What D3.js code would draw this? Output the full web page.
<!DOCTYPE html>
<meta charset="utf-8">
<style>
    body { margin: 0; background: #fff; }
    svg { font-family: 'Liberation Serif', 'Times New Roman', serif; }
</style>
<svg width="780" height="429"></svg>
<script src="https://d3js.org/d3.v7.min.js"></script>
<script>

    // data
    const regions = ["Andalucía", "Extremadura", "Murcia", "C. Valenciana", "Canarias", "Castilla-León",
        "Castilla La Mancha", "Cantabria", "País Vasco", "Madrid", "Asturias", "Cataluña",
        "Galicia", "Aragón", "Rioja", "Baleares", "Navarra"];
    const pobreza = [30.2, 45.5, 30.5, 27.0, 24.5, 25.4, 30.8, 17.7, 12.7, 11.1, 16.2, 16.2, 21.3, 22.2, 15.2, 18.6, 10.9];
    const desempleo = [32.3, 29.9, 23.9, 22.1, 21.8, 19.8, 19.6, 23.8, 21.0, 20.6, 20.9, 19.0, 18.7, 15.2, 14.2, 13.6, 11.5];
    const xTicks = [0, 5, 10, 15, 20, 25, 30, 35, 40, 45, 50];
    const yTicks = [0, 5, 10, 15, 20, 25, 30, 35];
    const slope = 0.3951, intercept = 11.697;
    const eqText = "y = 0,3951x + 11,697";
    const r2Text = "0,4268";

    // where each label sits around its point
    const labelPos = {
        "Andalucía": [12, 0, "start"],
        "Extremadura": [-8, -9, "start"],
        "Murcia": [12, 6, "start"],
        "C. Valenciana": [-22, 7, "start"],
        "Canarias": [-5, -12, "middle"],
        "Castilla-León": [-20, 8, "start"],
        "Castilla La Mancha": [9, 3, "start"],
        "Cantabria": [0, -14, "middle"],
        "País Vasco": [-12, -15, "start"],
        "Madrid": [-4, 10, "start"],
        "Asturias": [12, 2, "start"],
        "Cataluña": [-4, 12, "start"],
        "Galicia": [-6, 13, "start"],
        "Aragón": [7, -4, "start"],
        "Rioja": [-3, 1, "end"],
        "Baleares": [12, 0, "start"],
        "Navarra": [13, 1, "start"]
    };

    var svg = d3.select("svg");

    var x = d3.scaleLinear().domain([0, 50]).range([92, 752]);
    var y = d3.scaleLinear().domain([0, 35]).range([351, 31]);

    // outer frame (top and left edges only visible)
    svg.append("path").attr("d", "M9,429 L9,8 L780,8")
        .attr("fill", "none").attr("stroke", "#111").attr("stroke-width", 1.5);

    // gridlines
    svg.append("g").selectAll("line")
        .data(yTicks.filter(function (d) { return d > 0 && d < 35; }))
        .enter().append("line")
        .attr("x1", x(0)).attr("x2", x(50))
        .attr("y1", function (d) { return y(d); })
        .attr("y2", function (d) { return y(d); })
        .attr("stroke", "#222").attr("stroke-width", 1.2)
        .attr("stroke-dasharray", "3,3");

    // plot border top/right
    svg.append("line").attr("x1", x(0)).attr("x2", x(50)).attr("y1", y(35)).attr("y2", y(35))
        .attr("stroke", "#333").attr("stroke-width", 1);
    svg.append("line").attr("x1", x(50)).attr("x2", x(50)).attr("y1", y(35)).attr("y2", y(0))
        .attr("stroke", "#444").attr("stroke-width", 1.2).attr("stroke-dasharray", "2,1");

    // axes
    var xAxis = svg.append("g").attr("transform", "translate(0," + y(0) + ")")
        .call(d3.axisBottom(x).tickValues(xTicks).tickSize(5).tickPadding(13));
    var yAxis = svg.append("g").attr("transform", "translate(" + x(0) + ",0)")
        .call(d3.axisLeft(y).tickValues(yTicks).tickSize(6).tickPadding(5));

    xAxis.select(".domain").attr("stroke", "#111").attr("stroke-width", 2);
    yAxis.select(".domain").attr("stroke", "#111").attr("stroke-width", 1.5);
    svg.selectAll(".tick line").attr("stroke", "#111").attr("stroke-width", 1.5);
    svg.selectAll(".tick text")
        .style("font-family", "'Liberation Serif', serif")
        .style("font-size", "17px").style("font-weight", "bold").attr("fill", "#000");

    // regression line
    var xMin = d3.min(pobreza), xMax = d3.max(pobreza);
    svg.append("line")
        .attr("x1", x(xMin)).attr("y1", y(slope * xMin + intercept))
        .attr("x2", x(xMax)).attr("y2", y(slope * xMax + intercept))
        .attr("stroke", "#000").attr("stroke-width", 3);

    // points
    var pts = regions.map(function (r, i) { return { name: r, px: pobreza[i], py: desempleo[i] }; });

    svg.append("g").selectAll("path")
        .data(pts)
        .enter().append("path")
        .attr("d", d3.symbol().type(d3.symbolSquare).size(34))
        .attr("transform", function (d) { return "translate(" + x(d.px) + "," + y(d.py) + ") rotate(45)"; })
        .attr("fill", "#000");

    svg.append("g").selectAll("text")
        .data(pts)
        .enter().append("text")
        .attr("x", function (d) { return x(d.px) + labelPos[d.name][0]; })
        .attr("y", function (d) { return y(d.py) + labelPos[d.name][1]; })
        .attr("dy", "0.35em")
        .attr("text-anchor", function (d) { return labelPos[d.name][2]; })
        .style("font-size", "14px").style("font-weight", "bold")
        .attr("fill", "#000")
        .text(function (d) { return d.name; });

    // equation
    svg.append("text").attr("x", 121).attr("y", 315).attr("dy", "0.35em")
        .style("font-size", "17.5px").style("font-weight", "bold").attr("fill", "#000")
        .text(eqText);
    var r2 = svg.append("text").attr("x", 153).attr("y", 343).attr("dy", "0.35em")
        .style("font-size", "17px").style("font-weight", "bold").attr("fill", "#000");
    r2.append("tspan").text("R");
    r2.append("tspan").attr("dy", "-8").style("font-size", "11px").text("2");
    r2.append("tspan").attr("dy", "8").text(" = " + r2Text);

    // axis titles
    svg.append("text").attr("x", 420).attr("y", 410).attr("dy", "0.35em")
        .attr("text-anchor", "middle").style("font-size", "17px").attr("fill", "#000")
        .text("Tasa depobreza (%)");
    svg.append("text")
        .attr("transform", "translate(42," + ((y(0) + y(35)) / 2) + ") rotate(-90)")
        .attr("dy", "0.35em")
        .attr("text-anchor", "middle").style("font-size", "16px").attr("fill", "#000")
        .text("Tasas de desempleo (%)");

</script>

========

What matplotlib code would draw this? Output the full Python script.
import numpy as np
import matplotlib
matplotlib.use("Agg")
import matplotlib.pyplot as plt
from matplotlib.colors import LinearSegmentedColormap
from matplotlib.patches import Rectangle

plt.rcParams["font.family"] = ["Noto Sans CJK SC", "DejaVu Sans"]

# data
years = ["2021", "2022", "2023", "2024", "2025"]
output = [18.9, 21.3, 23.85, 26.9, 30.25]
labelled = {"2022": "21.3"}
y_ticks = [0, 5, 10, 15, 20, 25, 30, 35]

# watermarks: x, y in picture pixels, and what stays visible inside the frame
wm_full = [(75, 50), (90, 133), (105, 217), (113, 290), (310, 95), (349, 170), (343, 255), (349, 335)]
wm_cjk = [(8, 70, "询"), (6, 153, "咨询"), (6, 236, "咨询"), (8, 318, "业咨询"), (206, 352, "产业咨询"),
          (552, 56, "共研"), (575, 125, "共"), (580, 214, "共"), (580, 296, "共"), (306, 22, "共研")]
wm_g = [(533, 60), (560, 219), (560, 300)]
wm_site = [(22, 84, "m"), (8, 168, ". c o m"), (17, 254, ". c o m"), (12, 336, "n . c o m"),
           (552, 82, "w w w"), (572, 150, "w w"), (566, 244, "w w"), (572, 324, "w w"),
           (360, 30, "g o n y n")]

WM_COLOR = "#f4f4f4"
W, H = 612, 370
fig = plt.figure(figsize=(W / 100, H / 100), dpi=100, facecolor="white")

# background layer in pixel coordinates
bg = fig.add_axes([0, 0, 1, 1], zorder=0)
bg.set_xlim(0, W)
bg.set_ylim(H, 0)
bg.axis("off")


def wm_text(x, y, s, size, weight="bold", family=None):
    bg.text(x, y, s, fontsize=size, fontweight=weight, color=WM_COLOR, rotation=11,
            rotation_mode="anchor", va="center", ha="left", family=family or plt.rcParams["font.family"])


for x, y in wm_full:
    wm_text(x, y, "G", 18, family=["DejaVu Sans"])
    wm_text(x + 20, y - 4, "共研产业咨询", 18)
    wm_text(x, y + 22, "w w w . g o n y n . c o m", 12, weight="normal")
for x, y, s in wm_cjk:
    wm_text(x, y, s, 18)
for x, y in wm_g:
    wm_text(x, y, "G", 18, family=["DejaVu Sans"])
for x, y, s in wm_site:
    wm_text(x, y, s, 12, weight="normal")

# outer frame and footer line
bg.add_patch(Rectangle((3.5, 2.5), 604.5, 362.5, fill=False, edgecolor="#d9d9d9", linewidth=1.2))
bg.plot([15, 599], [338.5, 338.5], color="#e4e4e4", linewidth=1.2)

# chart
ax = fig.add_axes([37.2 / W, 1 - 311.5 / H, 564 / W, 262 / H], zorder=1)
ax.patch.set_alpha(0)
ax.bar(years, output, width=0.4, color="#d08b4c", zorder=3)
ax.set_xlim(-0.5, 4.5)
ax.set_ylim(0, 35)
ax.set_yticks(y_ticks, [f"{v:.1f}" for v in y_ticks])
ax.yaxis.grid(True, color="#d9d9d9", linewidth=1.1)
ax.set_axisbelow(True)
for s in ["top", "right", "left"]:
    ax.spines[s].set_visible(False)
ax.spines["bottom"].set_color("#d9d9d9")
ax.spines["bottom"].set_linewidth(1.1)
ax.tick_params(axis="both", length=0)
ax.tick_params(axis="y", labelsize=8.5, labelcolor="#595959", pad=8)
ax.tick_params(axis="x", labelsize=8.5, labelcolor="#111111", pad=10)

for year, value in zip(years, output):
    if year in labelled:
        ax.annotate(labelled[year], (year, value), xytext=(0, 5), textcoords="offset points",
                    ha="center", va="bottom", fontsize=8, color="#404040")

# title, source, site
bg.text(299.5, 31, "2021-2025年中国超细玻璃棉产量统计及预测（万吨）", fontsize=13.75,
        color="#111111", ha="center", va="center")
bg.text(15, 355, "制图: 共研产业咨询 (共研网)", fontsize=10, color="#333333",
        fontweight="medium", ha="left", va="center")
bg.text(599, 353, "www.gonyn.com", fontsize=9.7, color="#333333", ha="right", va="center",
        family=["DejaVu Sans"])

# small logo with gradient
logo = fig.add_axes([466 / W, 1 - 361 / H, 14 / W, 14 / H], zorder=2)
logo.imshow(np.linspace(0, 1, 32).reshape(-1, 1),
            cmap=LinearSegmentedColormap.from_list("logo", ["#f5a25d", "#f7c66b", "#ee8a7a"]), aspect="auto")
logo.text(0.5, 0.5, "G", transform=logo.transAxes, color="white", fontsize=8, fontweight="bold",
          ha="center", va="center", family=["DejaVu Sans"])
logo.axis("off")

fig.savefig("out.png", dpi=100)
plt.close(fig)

========

## Problem requirements
Find each line that has the word "script", then copy it out.

## Exercise solution
<script src="https://d3js.org/d3.v7.min.js"></script>
<script>
</script>
What matplotlib code would draw this? Output the full Python script.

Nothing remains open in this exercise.